[Start of Given data]

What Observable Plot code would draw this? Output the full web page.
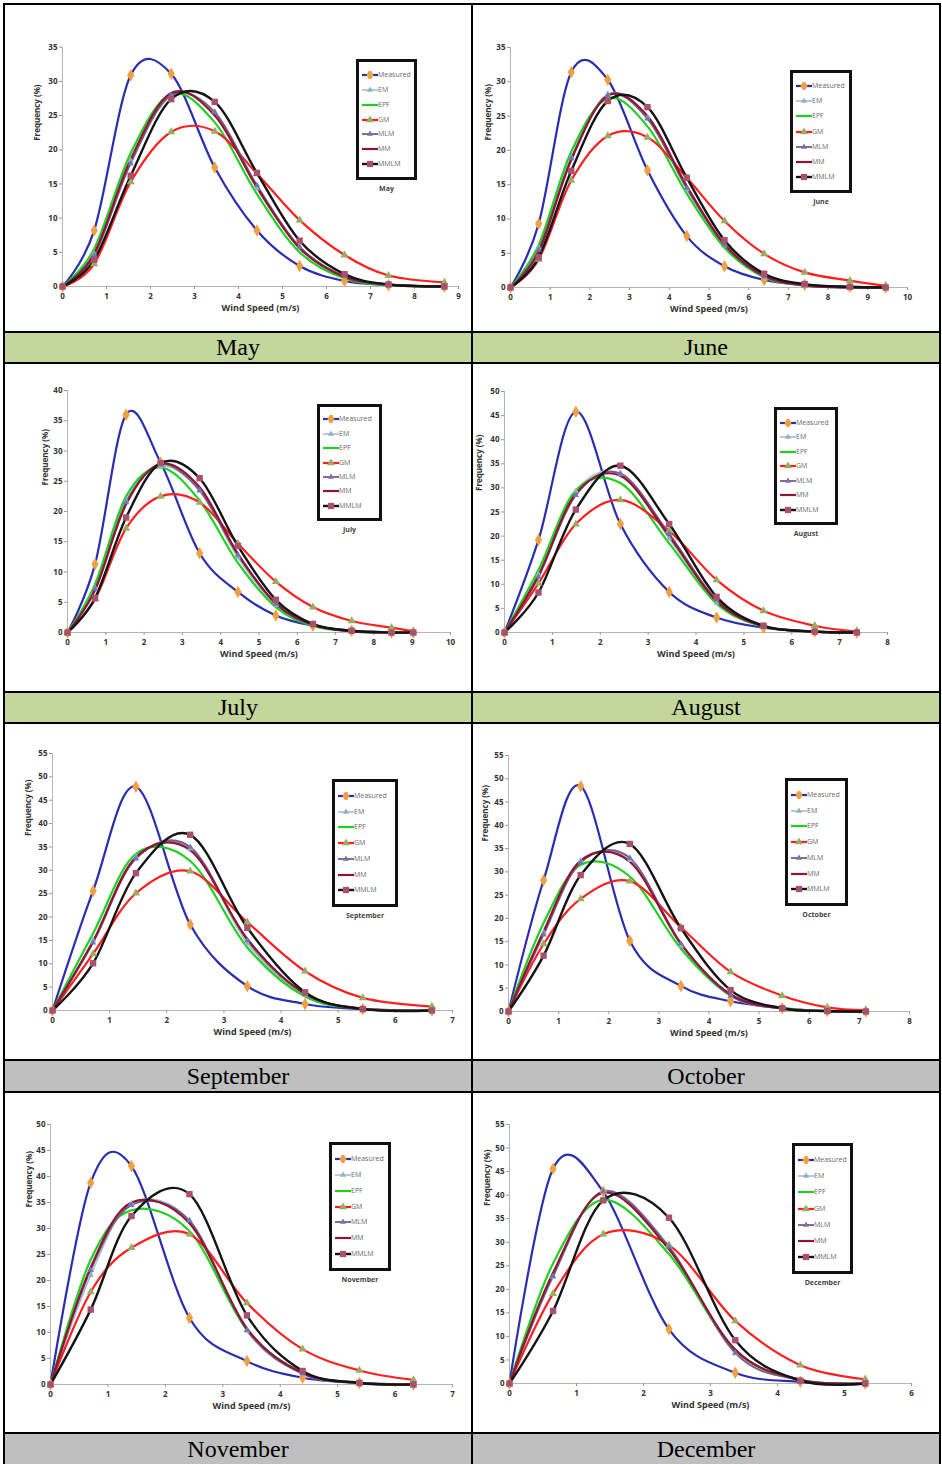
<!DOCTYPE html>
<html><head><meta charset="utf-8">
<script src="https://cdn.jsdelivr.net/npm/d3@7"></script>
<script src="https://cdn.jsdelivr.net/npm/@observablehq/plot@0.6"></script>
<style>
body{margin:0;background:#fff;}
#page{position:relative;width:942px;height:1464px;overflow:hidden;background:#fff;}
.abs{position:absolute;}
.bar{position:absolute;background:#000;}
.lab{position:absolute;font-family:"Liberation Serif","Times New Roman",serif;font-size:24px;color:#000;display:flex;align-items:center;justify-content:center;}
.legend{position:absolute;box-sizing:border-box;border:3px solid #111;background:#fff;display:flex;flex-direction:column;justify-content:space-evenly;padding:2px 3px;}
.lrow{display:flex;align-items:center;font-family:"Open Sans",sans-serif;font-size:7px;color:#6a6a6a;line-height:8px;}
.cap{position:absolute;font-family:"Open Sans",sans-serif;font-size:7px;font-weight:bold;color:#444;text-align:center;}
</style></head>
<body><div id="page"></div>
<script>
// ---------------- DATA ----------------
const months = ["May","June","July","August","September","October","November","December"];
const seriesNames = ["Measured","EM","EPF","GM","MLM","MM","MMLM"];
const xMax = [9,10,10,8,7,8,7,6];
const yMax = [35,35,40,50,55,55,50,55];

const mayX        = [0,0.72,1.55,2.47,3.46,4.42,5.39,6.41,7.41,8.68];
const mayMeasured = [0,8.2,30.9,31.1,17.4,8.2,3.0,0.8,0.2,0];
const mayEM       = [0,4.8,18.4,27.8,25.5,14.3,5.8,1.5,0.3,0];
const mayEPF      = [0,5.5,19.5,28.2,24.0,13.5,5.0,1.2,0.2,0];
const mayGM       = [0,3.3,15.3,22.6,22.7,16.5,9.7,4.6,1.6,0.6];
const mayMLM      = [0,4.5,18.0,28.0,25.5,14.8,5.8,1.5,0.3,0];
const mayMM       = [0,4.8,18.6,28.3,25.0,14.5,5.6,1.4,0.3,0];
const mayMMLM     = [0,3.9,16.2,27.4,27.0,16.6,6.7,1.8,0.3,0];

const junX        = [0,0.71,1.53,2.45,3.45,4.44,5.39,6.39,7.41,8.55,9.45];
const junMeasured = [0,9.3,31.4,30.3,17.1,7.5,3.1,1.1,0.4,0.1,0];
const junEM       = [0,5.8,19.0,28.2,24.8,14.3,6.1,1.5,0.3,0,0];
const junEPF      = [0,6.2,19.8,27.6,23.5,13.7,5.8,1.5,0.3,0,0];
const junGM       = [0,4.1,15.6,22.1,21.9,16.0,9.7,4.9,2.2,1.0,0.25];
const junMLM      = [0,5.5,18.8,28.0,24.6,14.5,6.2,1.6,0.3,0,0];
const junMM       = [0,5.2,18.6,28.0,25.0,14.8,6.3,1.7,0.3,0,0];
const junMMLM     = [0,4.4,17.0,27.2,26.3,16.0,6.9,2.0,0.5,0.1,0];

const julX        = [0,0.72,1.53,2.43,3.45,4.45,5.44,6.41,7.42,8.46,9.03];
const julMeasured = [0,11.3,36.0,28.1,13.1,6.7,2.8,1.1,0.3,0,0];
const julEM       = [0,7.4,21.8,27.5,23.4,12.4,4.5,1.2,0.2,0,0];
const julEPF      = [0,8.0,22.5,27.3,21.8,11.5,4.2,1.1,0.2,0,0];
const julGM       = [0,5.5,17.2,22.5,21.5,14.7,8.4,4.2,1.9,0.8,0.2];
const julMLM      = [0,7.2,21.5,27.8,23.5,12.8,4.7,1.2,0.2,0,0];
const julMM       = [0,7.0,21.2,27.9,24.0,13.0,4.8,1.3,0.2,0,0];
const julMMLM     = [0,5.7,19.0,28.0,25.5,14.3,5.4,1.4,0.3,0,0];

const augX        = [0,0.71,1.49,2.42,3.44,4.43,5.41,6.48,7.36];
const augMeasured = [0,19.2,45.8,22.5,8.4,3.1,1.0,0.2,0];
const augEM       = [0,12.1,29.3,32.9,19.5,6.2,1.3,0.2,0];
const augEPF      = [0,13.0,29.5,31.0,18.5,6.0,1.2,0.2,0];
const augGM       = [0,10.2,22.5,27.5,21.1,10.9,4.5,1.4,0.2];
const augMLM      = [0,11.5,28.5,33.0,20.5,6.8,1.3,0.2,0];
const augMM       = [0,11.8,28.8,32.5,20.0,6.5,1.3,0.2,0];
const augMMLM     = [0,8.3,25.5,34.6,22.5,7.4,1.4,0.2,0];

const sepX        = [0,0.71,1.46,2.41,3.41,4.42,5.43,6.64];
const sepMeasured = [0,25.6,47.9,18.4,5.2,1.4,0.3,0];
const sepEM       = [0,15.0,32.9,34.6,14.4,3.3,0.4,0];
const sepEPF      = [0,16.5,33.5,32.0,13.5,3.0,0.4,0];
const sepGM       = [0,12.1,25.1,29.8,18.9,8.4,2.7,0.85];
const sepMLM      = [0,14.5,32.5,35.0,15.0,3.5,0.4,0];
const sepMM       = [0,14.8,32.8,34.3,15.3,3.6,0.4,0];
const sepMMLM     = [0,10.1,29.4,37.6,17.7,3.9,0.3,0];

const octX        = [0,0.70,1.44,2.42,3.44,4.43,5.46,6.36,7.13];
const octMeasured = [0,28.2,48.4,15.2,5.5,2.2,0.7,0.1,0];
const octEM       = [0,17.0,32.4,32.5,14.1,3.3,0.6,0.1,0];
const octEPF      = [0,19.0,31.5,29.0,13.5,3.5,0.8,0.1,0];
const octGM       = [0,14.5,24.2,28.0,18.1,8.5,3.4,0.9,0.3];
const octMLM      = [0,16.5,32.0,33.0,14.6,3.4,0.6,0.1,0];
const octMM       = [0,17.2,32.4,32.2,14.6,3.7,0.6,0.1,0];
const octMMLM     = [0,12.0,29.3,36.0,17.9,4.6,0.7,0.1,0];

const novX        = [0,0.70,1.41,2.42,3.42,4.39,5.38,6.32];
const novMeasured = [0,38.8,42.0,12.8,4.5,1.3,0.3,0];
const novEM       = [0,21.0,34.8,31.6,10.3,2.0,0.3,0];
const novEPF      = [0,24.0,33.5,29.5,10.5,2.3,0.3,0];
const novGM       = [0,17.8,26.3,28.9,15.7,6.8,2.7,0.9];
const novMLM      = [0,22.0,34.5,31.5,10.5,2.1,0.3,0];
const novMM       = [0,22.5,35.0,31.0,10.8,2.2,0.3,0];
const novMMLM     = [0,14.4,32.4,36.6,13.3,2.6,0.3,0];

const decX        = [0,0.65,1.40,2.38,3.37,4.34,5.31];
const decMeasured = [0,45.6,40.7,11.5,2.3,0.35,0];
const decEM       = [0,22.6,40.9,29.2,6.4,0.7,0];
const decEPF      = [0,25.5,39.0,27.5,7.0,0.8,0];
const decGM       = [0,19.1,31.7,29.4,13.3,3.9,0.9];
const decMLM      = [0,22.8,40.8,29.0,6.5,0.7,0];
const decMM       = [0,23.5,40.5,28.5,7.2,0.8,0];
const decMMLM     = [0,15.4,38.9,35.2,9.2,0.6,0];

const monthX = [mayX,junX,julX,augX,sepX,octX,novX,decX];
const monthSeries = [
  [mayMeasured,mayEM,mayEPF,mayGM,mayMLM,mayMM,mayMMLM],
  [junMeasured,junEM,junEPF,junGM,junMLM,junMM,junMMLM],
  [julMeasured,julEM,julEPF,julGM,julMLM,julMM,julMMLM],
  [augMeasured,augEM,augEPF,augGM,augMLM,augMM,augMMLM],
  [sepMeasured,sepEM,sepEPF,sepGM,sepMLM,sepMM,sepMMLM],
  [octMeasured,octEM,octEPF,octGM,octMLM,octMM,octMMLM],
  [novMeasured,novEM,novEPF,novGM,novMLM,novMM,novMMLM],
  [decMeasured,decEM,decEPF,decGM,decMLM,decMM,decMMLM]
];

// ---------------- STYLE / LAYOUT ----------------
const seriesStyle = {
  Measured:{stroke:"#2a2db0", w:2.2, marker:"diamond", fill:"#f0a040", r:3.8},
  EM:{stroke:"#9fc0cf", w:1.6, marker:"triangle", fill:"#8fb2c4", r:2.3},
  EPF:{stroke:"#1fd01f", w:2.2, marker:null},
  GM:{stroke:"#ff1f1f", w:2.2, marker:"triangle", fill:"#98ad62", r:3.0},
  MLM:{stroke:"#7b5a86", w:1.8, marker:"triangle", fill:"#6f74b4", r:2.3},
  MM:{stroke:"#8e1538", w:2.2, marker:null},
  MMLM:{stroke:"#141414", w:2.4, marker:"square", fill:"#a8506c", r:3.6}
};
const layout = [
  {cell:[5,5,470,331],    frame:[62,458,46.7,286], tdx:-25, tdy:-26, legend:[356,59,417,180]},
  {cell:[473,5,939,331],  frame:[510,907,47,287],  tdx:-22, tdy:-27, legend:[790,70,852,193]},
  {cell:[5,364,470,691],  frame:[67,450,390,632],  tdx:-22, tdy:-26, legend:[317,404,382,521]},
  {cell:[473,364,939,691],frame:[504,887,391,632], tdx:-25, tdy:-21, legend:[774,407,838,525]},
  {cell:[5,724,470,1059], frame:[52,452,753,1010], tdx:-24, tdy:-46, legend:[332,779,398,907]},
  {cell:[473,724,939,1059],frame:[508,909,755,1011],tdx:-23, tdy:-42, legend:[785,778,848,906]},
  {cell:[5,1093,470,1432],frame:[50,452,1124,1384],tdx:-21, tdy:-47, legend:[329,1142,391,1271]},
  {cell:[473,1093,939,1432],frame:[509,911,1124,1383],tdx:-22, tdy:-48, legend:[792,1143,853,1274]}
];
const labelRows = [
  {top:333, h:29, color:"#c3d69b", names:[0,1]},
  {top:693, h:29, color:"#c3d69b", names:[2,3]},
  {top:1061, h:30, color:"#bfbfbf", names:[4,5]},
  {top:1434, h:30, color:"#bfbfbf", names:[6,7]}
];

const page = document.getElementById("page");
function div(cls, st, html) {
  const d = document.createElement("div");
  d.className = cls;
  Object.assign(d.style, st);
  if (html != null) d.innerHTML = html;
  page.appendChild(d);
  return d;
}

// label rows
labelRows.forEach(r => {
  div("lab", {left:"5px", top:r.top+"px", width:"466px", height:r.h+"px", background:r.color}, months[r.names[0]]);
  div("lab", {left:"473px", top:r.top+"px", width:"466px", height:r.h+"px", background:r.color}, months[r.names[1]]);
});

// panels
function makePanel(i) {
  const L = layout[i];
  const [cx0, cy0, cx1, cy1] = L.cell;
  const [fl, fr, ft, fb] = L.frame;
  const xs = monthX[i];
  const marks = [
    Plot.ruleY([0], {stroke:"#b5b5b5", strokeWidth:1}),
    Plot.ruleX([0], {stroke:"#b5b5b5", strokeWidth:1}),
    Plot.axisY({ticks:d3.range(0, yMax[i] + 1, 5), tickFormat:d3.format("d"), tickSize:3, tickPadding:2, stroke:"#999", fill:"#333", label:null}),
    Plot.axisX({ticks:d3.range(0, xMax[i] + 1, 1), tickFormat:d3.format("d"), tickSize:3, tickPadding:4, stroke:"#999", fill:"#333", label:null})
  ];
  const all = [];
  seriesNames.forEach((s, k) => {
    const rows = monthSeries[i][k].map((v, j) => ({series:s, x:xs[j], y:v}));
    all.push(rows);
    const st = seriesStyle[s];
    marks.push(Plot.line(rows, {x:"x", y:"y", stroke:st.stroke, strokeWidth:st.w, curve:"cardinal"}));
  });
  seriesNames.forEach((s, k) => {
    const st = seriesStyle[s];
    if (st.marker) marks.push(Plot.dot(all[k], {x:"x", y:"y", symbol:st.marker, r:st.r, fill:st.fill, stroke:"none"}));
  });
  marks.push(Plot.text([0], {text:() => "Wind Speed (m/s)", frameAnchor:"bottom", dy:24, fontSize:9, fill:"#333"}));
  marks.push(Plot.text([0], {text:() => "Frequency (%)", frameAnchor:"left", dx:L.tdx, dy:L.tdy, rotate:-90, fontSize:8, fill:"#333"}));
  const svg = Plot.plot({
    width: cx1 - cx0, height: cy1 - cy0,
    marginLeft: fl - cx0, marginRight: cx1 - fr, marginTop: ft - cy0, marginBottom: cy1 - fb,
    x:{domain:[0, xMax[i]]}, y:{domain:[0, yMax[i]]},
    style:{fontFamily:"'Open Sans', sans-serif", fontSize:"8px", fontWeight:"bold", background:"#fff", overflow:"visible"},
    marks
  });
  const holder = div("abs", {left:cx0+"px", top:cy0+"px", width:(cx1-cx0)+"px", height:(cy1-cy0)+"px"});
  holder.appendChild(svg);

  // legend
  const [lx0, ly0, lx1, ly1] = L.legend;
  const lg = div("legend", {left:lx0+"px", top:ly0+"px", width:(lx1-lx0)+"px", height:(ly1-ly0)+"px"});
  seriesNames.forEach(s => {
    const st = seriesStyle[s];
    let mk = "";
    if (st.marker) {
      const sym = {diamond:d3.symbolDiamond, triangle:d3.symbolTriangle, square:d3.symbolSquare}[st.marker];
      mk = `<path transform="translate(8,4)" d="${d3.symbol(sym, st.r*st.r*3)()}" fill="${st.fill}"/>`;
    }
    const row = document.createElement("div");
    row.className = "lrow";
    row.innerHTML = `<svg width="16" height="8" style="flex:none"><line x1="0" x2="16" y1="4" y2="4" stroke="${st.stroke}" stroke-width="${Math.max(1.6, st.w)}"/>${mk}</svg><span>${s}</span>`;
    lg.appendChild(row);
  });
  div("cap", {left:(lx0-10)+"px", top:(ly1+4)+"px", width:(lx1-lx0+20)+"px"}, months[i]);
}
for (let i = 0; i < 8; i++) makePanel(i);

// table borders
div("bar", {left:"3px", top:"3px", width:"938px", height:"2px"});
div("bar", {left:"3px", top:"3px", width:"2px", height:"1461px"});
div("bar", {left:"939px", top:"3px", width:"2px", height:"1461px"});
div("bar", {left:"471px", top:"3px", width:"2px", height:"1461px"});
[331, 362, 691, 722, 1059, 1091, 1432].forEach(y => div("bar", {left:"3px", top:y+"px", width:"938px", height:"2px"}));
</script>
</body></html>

[End of Given data]

**The request**
Only the lines from the top of the data through the line with "const yMax = [35,35,40,50,55,55,50,55];" should be quoted, exactly and with both ends kept; skip the pictures.

**Final result**
What Observable Plot code would draw this? Output the full web page.
<!DOCTYPE html>
<html><head><meta charset="utf-8">
<script src="https://cdn.jsdelivr.net/npm/d3@7"></script>
<script src="https://cdn.jsdelivr.net/npm/@observablehq/plot@0.6"></script>
<style>
body{margin:0;background:#fff;}
#page{position:relative;width:942px;height:1464px;overflow:hidden;background:#fff;}
.abs{position:absolute;}
.bar{position:absolute;background:#000;}
.lab{position:absolute;font-family:"Liberation Serif","Times New Roman",serif;font-size:24px;color:#000;display:flex;align-items:center;justify-content:center;}
.legend{position:absolute;box-sizing:border-box;border:3px solid #111;background:#fff;display:flex;flex-direction:column;justify-content:space-evenly;padding:2px 3px;}
.lrow{display:flex;align-items:center;font-family:"Open Sans",sans-serif;font-size:7px;color:#6a6a6a;line-height:8px;}
.cap{position:absolute;font-family:"Open Sans",sans-serif;font-size:7px;font-weight:bold;color:#444;text-align:center;}
</style></head>
<body><div id="page"></div>
<script>
// ---------------- DATA ----------------
const months = ["May","June","July","August","September","October","November","December"];
const seriesNames = ["Measured","EM","EPF","GM","MLM","MM","MMLM"];
const xMax = [9,10,10,8,7,8,7,6];
const yMax = [35,35,40,50,55,55,50,55];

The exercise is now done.